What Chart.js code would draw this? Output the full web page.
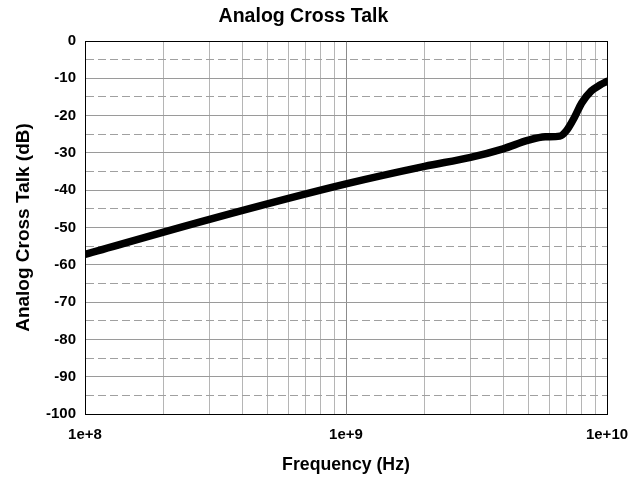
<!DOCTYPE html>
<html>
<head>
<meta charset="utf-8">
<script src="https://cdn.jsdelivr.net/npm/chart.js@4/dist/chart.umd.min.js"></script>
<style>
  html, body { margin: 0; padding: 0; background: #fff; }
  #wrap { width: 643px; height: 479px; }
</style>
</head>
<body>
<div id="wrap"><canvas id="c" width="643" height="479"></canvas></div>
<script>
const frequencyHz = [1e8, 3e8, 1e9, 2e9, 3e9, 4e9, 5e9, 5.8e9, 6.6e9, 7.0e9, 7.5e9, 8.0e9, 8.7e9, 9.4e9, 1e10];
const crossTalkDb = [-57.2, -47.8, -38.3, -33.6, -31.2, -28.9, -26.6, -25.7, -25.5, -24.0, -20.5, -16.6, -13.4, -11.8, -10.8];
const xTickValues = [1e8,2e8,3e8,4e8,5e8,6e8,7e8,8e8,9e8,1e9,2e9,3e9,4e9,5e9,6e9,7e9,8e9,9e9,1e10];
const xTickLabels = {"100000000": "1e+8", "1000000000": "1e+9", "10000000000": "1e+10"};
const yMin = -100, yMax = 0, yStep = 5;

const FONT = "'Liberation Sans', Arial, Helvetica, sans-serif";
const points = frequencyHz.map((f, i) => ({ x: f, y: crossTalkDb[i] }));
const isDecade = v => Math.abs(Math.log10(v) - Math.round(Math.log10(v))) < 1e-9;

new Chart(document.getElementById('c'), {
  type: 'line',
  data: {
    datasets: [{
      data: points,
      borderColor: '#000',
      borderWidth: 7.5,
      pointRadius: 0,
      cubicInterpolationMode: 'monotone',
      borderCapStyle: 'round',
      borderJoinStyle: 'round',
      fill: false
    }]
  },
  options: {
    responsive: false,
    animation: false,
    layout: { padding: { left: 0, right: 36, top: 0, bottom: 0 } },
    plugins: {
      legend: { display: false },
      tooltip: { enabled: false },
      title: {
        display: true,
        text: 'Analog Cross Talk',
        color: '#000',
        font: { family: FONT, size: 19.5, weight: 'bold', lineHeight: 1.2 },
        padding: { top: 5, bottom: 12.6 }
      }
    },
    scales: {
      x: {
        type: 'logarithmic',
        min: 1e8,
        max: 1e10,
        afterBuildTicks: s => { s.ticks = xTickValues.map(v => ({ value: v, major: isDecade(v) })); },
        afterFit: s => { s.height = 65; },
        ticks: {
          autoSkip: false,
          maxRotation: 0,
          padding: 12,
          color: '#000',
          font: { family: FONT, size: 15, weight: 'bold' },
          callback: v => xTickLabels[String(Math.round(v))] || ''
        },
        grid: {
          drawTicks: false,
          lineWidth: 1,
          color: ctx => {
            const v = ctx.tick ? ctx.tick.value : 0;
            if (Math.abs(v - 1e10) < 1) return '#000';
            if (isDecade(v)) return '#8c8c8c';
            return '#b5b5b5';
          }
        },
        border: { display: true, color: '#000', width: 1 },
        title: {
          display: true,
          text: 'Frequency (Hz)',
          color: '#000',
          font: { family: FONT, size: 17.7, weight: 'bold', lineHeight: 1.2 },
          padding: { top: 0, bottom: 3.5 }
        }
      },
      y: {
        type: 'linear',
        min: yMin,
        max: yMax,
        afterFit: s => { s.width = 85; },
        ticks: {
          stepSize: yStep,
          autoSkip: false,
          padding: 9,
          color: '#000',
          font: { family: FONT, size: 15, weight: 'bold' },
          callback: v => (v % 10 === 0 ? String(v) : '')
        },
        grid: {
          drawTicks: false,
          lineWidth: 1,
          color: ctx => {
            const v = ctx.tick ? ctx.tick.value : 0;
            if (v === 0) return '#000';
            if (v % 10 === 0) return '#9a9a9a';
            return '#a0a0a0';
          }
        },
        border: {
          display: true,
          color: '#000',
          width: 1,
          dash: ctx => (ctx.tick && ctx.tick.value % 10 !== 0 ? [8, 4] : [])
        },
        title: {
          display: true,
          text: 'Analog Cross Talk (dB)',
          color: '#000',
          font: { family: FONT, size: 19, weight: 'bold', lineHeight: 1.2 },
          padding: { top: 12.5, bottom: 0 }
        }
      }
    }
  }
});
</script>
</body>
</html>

********************

Without the pictures, repeat the listing above exactly.

What Chart.js code would draw this? Output the full web page.
<!DOCTYPE html>
<html>
<head>
<meta charset="utf-8">
<script src="https://cdn.jsdelivr.net/npm/chart.js@4/dist/chart.umd.min.js"></script>
<style>
  html, body { margin: 0; padding: 0; background: #fff; }
  #wrap { width: 643px; height: 479px; }
</style>
</head>
<body>
<div id="wrap"><canvas id="c" width="643" height="479"></canvas></div>
<script>
const frequencyHz = [1e8, 3e8, 1e9, 2e9, 3e9, 4e9, 5e9, 5.8e9, 6.6e9, 7.0e9, 7.5e9, 8.0e9, 8.7e9, 9.4e9, 1e10];
const crossTalkDb = [-57.2, -47.8, -38.3, -33.6, -31.2, -28.9, -26.6, -25.7, -25.5, -24.0, -20.5, -16.6, -13.4, -11.8, -10.8];
const xTickValues = [1e8,2e8,3e8,4e8,5e8,6e8,7e8,8e8,9e8,1e9,2e9,3e9,4e9,5e9,6e9,7e9,8e9,9e9,1e10];
const xTickLabels = {"100000000": "1e+8", "1000000000": "1e+9", "10000000000": "1e+10"};
const yMin = -100, yMax = 0, yStep = 5;

const FONT = "'Liberation Sans', Arial, Helvetica, sans-serif";
const points = frequencyHz.map((f, i) => ({ x: f, y: crossTalkDb[i] }));
const isDecade = v => Math.abs(Math.log10(v) - Math.round(Math.log10(v))) < 1e-9;

new Chart(document.getElementById('c'), {
  type: 'line',
  data: {
    datasets: [{
      data: points,
      borderColor: '#000',
      borderWidth: 7.5,
      pointRadius: 0,
      cubicInterpolationMode: 'monotone',
      borderCapStyle: 'round',
      borderJoinStyle: 'round',
      fill: false
    }]
  },
  options: {
    responsive: false,
    animation: false,
    layout: { padding: { left: 0, right: 36, top: 0, bottom: 0 } },
    plugins: {
      legend: { display: false },
      tooltip: { enabled: false },
      title: {
        display: true,
        text: 'Analog Cross Talk',
        color: '#000',
        font: { family: FONT, size: 19.5, weight: 'bold', lineHeight: 1.2 },
        padding: { top: 5, bottom: 12.6 }
      }
    },
    scales: {
      x: {
        type: 'logarithmic',
        min: 1e8,
        max: 1e10,
        afterBuildTicks: s => { s.ticks = xTickValues.map(v => ({ value: v, major: isDecade(v) })); },
        afterFit: s => { s.height = 65; },
        ticks: {
          autoSkip: false,
          maxRotation: 0,
          padding: 12,
          color: '#000',
          font: { family: FONT, size: 15, weight: 'bold' },
          callback: v => xTickLabels[String(Math.round(v))] || ''
        },
        grid: {
          drawTicks: false,
          lineWidth: 1,
          color: ctx => {
            const v = ctx.tick ? ctx.tick.value : 0;
            if (Math.abs(v - 1e10) < 1) return '#000';
            if (isDecade(v)) return '#8c8c8c';
            return '#b5b5b5';
          }
        },
        border: { display: true, color: '#000', width: 1 },
        title: {
          display: true,
          text: 'Frequency (Hz)',
          color: '#000',
          font: { family: FONT, size: 17.7, weight: 'bold', lineHeight: 1.2 },
          padding: { top: 0, bottom: 3.5 }
        }
      },
      y: {
        type: 'linear',
        min: yMin,
        max: yMax,
        afterFit: s => { s.width = 85; },
        ticks: {
          stepSize: yStep,
          autoSkip: false,
          padding: 9,
          color: '#000',
          font: { family: FONT, size: 15, weight: 'bold' },
          callback: v => (v % 10 === 0 ? String(v) : '')
        },
        grid: {
          drawTicks: false,
          lineWidth: 1,
          color: ctx => {
            const v = ctx.tick ? ctx.tick.value : 0;
            if (v === 0) return '#000';
            if (v % 10 === 0) return '#9a9a9a';
            return '#a0a0a0';
          }
        },
        border: {
          display: true,
          color: '#000',
          width: 1,
          dash: ctx => (ctx.tick && ctx.tick.value % 10 !== 0 ? [8, 4] : [])
        },
        title: {
          display: true,
          text: 'Analog Cross Talk (dB)',
          color: '#000',
          font: { family: FONT, size: 19, weight: 'bold', lineHeight: 1.2 },
          padding: { top: 12.5, bottom: 0 }
        }
      }
    }
  }
});
</script>
</body>
</html>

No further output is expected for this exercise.